Dans les démocraties du continent, les constats montrent que les citoyens n’obtiennent généralement leurs droits qu’à travers l’engagement d’un bras de fer avec les autorités politiques. Au Mali, la paralysie de l’école malienne, l’année dernière, en raison de la grève de la synergie syndicale de l’éducation signataires du 15 octobre 2016 demandant l’application de l’article 39 de leur statut en est un exemple du type.

Au Sénégal, ces violences de quelques jours semblent faire découvrir à Macky Sall les difficultés que traverse le peuple sénégalais, notamment la jeunesse qu’il reconnait être frappée par le chômage, le mal vivre ainsi que les effets des restrictions liées à la pandémie de la covid-19.

« Macky Sall et ses sbires en sont les seuls et uniques responsables »

Cette situation au Sénégal, bien que les causes soient différentes, rappelle également les violences ayant conduit au départ du président Ibrahim Boubacar Kéïta à travers un coup d’État militaire, le 18 août 2020. Il a fallu plusieurs manifestations violentes pour que le locataire de Koulouba se soit rendu compte de la porosité de la situation et accepter de prendre en compte certaines revendications des manifestants.

« Sur le dialogue et la concertation, ma main reste tendue et mes portes ouvertes », a fait savoir Macky Sall au cours de son message à la nation. Mais comme répondaient des leaders du Mouvement du 5 juin-Rassemblement des forces patriotiques (M5-RFP) au président IBK, la « main tendue doit être sincère, visible ».

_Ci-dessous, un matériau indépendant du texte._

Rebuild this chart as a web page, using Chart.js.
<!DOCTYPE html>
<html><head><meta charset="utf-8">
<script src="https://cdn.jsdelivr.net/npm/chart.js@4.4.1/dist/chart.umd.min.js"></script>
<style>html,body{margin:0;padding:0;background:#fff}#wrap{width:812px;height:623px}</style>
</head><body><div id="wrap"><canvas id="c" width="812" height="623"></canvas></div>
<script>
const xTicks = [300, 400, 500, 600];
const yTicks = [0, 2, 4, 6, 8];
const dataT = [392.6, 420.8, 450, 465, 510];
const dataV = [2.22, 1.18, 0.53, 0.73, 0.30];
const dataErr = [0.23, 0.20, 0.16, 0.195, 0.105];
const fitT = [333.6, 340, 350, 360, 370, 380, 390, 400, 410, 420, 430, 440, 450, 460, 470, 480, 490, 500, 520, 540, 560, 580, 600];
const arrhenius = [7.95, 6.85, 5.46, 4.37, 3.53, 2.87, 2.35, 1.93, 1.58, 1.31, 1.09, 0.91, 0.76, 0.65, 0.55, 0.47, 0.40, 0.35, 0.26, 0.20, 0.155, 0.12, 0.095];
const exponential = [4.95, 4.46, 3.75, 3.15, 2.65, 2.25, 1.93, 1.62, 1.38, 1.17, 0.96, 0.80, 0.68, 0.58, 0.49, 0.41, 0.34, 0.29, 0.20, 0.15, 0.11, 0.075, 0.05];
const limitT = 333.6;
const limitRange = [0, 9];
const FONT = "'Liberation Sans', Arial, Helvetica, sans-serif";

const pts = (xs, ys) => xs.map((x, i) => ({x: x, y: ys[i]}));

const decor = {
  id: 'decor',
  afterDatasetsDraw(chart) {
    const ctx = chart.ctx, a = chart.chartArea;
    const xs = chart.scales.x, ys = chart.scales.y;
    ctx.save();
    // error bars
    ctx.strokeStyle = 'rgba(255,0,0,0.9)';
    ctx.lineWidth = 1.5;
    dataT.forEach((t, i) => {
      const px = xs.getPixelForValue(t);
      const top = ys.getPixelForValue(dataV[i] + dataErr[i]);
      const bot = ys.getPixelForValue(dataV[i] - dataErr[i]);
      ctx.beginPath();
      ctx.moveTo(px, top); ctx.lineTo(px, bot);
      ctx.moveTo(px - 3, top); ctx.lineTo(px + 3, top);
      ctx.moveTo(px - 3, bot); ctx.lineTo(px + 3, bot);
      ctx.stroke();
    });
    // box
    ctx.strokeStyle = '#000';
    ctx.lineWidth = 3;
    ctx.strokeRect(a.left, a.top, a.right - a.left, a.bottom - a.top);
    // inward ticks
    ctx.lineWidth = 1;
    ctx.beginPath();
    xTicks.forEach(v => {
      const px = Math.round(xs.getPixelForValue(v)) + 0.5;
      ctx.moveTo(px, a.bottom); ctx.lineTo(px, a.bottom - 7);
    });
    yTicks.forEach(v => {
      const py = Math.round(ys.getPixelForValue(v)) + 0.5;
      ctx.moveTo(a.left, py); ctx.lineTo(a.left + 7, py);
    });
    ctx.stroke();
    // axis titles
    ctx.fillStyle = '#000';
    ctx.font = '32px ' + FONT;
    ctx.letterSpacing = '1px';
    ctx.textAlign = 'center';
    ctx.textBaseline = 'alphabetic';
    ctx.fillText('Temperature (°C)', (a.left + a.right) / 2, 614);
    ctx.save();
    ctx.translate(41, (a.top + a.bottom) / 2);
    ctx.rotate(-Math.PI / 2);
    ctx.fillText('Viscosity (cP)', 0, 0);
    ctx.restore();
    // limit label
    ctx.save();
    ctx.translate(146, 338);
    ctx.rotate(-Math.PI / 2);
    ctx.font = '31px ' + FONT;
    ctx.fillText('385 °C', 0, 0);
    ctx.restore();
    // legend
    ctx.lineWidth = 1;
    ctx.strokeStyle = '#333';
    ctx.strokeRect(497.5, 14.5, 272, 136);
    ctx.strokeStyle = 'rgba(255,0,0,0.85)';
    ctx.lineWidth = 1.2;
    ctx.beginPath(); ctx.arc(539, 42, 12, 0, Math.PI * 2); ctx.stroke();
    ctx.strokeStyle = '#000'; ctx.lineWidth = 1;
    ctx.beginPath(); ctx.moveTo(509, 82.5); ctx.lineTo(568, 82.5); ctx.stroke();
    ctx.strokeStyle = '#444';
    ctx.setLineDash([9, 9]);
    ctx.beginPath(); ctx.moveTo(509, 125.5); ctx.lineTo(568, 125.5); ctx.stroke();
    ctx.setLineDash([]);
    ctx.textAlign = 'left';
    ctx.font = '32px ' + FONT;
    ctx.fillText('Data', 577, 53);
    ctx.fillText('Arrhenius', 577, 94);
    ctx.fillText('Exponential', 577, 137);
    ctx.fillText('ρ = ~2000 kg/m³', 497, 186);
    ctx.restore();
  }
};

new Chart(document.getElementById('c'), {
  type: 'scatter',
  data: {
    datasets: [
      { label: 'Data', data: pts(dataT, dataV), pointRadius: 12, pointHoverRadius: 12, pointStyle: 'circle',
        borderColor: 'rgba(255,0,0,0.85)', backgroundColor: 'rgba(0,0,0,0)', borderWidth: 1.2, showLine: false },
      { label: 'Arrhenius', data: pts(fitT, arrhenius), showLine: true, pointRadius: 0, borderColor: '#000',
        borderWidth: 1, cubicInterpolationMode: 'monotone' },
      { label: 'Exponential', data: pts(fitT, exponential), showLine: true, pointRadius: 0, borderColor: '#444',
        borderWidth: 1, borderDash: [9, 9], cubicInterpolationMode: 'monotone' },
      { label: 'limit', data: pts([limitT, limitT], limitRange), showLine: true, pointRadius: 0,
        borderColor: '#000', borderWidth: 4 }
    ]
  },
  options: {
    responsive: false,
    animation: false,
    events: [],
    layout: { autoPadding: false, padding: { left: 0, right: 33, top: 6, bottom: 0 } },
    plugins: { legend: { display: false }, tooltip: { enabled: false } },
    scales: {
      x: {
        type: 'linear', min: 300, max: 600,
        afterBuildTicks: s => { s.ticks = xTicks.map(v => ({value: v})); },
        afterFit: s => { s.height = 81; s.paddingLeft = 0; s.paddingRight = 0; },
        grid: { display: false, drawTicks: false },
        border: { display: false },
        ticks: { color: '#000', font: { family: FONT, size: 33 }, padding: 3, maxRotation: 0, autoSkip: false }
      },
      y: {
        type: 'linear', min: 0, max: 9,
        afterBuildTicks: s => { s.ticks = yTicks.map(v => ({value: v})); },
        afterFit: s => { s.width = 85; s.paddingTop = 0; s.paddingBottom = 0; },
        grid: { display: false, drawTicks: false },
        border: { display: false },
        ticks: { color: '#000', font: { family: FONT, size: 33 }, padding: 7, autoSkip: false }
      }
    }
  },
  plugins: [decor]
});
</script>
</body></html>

Sans véritable justice pour les dégâts et les pertes en vies humaines, la main tendue de Macky Sall risque de rester orpheline. Il doit joindre l’acte à la parole en rendant justice aux victimes de ces manifestations. D’ores et déjà, Ousmane Sonko a dégagé toute sa responsabilité : « Macky Sall et ses sbires en sont les seuls et uniques responsables ».